'''
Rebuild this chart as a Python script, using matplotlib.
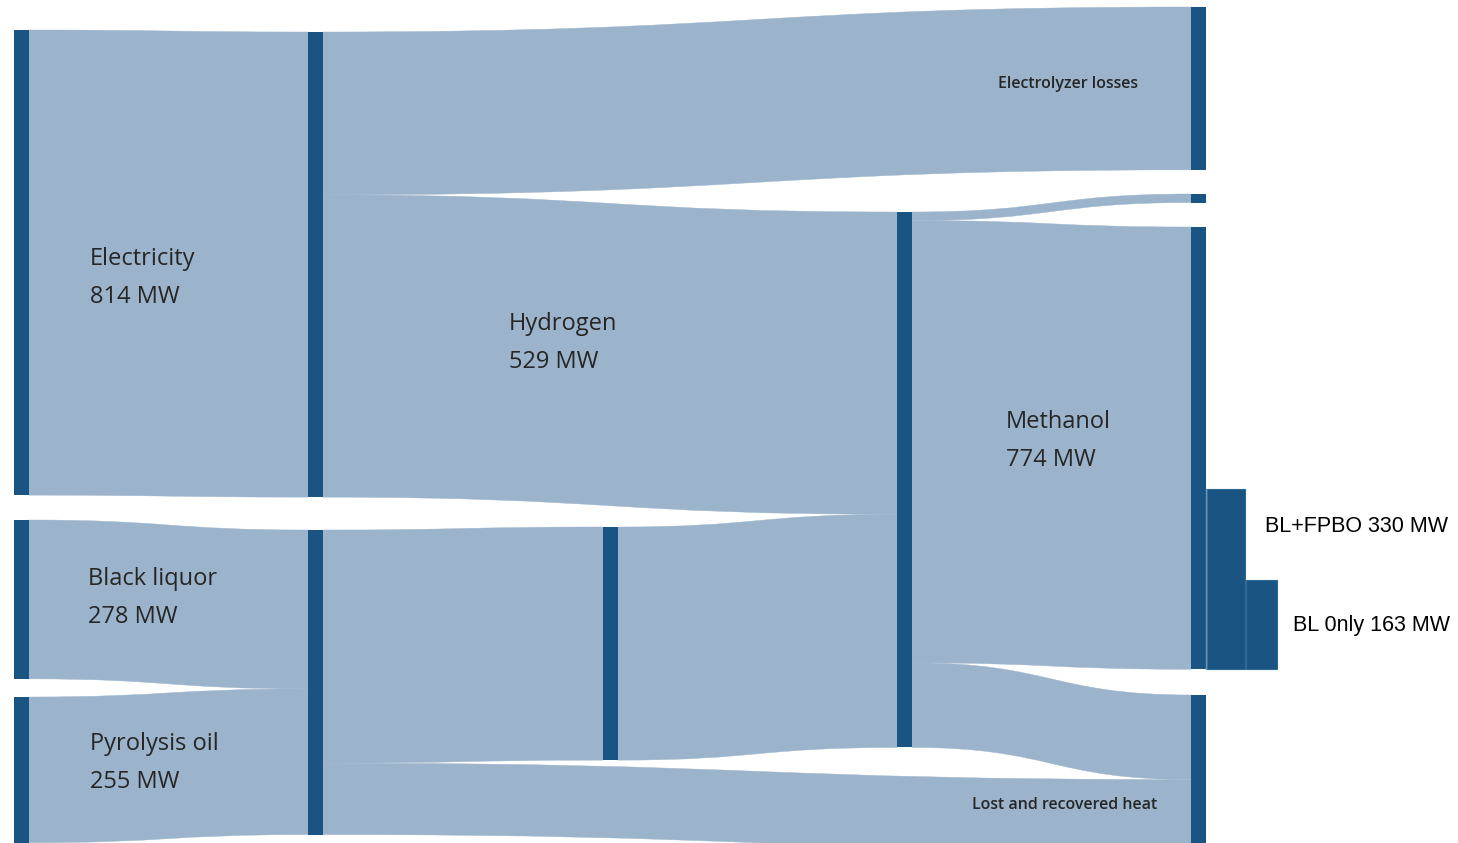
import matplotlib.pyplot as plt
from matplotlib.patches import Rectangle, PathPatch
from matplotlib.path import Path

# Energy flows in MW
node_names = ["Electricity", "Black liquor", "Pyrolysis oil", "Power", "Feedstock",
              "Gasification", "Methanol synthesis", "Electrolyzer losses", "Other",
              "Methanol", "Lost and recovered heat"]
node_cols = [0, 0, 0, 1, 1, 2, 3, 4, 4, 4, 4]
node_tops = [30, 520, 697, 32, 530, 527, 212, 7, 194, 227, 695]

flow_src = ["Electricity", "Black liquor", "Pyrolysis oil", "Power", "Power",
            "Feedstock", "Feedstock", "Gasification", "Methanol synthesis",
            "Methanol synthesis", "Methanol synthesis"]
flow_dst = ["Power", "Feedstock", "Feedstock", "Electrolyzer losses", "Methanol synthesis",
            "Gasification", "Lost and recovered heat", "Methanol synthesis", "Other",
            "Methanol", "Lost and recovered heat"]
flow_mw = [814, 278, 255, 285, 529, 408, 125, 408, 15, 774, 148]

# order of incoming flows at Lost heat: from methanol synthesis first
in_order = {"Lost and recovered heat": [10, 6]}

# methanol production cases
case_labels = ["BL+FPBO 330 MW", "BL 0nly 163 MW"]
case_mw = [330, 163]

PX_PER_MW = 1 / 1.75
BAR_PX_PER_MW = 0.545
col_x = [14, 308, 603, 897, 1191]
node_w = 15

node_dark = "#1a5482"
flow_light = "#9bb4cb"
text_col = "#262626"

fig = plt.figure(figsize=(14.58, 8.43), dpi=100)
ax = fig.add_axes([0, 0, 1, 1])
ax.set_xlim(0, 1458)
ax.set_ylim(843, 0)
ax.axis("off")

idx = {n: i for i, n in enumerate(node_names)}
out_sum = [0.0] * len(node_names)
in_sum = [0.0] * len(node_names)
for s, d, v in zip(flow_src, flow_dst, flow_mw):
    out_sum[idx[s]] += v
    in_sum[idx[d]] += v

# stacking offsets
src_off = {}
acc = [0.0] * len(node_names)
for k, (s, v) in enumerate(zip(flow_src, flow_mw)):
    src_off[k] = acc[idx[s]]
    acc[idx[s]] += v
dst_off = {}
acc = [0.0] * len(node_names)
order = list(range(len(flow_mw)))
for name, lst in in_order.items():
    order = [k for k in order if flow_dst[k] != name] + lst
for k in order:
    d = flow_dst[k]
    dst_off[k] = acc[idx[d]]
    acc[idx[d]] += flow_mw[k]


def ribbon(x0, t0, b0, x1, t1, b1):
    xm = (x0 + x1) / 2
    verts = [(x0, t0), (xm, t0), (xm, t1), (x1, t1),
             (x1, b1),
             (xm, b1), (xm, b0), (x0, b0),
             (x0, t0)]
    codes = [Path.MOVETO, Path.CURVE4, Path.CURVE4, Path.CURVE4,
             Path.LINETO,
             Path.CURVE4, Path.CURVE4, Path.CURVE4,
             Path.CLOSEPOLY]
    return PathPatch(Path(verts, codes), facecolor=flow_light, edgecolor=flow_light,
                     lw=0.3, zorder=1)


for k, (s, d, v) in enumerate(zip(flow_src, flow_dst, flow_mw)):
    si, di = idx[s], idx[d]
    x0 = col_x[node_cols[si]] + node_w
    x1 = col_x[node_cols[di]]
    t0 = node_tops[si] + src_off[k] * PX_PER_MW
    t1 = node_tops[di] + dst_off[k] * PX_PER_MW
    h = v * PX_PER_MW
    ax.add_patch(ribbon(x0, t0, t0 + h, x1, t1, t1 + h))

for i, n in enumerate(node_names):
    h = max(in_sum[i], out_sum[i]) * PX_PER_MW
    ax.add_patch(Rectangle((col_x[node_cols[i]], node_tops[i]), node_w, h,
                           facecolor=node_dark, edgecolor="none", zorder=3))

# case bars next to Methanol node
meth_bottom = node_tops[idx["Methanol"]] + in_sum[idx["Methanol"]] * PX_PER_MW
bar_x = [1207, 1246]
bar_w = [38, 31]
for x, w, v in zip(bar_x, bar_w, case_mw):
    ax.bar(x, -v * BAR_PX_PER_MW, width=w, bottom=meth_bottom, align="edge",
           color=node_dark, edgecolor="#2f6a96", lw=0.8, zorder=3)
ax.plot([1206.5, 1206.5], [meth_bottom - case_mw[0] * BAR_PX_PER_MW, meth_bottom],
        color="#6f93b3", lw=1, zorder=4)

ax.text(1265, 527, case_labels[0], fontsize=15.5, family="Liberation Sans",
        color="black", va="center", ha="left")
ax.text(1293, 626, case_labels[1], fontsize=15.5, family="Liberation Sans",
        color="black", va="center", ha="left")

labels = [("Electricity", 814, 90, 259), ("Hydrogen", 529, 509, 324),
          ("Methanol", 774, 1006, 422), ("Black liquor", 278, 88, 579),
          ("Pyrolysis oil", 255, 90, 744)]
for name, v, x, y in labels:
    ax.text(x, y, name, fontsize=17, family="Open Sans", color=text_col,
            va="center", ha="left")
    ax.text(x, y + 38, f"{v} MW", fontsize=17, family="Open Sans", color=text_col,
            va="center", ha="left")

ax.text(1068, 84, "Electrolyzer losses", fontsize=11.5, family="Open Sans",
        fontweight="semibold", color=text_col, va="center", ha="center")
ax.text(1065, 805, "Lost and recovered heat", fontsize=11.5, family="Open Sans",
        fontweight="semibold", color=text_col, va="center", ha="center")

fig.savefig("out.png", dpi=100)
'''
'''
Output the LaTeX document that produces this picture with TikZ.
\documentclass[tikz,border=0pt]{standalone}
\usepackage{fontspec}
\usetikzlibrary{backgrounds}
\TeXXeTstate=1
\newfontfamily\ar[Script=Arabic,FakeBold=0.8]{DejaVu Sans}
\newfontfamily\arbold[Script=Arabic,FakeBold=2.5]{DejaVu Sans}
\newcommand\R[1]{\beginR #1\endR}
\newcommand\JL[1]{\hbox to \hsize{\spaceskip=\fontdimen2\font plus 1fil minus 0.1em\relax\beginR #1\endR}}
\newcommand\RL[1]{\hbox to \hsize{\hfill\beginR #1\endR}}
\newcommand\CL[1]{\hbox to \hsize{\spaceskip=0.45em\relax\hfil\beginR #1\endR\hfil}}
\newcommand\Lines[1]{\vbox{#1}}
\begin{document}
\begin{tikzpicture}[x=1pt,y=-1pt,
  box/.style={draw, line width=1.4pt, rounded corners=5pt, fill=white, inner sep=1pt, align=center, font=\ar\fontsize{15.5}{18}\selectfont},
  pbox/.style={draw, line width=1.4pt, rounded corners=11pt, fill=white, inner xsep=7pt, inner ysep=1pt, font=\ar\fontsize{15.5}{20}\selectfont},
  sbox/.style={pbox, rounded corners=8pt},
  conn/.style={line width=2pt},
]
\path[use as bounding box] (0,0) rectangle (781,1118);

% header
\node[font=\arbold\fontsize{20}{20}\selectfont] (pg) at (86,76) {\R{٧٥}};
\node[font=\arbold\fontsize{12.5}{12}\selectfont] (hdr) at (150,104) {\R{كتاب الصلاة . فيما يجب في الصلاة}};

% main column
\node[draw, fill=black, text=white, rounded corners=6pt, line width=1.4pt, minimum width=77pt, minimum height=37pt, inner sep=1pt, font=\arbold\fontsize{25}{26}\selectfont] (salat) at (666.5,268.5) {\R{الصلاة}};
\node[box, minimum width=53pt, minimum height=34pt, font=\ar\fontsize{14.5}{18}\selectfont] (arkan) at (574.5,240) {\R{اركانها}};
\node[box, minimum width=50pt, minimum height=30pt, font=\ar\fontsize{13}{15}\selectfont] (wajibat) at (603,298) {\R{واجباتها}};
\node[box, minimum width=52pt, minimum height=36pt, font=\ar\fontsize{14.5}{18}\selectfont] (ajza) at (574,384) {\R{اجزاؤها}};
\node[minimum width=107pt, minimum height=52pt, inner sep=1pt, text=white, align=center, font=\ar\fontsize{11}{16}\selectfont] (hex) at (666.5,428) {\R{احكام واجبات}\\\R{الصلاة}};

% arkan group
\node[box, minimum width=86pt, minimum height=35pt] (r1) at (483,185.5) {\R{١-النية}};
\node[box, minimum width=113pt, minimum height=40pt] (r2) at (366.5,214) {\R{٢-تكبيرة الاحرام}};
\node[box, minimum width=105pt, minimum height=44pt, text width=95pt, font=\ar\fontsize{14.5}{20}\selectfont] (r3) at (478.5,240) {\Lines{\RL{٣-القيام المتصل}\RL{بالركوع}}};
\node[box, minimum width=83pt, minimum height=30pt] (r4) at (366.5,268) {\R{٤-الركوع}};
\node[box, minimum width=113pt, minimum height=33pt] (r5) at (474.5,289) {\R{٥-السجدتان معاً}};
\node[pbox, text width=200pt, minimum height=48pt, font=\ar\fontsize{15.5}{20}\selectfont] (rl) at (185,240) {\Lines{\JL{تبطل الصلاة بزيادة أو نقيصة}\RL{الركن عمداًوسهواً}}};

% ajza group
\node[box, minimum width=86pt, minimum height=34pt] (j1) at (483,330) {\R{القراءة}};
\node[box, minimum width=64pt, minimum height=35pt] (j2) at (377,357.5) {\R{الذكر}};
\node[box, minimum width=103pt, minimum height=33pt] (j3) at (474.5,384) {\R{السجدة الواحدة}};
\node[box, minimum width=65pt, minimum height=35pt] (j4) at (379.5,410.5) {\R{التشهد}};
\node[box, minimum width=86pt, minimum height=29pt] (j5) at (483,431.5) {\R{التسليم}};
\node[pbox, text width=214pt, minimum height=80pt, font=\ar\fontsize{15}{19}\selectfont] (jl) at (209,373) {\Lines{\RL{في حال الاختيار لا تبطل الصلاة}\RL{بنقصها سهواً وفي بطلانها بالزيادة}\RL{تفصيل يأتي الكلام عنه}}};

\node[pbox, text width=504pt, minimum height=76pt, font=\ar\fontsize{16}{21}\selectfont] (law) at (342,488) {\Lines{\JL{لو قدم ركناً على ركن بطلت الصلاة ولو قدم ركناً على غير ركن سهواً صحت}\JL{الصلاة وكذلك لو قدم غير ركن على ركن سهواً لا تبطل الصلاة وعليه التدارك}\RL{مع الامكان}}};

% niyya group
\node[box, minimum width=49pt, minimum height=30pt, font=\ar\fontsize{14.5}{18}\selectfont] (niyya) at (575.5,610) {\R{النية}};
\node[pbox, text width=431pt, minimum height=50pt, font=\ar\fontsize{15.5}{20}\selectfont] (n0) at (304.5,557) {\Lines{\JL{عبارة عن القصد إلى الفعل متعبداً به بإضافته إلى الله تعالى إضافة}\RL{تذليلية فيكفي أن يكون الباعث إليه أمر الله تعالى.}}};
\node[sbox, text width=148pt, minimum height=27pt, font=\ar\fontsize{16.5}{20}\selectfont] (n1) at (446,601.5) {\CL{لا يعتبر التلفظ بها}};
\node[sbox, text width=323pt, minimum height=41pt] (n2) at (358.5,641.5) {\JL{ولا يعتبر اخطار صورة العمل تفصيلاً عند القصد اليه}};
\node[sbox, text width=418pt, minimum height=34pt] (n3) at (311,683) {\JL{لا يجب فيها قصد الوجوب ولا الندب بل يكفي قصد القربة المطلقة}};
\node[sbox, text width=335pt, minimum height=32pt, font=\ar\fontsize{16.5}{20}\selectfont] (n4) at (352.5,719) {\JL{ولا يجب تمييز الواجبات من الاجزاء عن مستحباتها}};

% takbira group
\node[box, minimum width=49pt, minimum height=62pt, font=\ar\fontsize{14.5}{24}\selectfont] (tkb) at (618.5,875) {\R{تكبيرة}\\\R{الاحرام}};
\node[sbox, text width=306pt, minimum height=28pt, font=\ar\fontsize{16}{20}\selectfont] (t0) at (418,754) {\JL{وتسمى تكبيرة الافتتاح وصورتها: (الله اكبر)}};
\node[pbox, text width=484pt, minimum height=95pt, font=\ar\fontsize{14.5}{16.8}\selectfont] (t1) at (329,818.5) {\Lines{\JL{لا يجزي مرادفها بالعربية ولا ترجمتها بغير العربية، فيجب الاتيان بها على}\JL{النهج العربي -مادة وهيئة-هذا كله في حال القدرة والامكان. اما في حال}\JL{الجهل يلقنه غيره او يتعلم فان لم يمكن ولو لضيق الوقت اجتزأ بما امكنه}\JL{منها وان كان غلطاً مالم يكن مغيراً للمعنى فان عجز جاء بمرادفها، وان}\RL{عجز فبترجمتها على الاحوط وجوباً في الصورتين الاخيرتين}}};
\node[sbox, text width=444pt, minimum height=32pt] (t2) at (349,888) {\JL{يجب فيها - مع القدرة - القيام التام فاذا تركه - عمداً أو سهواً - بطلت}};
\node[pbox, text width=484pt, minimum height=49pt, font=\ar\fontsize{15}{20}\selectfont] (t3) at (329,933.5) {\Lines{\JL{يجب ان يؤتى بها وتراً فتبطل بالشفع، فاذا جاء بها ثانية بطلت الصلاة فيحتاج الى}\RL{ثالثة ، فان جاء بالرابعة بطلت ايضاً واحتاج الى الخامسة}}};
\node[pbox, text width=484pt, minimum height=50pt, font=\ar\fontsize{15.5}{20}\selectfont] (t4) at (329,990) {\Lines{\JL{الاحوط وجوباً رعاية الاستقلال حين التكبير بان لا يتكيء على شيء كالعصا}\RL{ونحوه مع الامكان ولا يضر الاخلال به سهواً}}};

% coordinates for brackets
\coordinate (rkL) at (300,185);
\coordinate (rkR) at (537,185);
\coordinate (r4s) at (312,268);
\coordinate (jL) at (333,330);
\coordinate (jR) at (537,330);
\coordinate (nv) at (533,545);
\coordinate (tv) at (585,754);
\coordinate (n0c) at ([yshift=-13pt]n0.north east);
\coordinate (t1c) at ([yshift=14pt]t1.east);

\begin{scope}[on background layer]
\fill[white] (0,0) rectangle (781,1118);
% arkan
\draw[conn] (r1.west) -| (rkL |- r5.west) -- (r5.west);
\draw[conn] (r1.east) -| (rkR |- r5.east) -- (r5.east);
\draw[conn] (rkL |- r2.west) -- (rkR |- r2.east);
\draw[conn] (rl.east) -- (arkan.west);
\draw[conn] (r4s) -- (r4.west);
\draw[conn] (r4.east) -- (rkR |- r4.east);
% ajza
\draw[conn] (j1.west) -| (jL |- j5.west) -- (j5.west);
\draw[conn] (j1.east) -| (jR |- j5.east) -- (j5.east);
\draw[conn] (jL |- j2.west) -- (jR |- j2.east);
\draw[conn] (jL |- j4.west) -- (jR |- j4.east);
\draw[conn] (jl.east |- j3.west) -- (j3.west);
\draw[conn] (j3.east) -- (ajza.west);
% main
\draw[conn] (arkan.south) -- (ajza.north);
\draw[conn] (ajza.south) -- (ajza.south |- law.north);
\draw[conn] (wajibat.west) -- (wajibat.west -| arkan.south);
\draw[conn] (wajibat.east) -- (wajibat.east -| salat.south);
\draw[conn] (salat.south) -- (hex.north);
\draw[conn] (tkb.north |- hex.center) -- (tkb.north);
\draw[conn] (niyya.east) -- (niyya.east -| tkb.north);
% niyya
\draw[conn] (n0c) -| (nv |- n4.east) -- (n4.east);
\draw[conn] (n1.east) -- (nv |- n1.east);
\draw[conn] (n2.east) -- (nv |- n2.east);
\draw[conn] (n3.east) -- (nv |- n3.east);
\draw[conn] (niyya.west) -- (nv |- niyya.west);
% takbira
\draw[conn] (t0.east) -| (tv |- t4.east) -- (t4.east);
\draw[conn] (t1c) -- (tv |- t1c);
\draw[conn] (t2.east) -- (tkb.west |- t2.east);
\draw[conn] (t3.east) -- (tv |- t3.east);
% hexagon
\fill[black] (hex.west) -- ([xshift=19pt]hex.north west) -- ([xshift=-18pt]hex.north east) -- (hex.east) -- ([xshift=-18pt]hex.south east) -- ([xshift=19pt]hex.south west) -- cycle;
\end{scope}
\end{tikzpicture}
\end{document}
'''
### Short problem:
Repeat exactly the lines above, from the line that contains "Rebuild this chart" down through the line that contains "194, 227, 695]". Include both of those lines and none of the pictures.

### Output:
Rebuild this chart as a Python script, using matplotlib.
import matplotlib.pyplot as plt
from matplotlib.patches import Rectangle, PathPatch
from matplotlib.path import Path

# Energy flows in MW
node_names = ["Electricity", "Black liquor", "Pyrolysis oil", "Power", "Feedstock",
              "Gasification", "Methanol synthesis", "Electrolyzer losses", "Other",
              "Methanol", "Lost and recovered heat"]
node_cols = [0, 0, 0, 1, 1, 2, 3, 4, 4, 4, 4]
node_tops = [30, 520, 697, 32, 530, 527, 212, 7, 194, 227, 695]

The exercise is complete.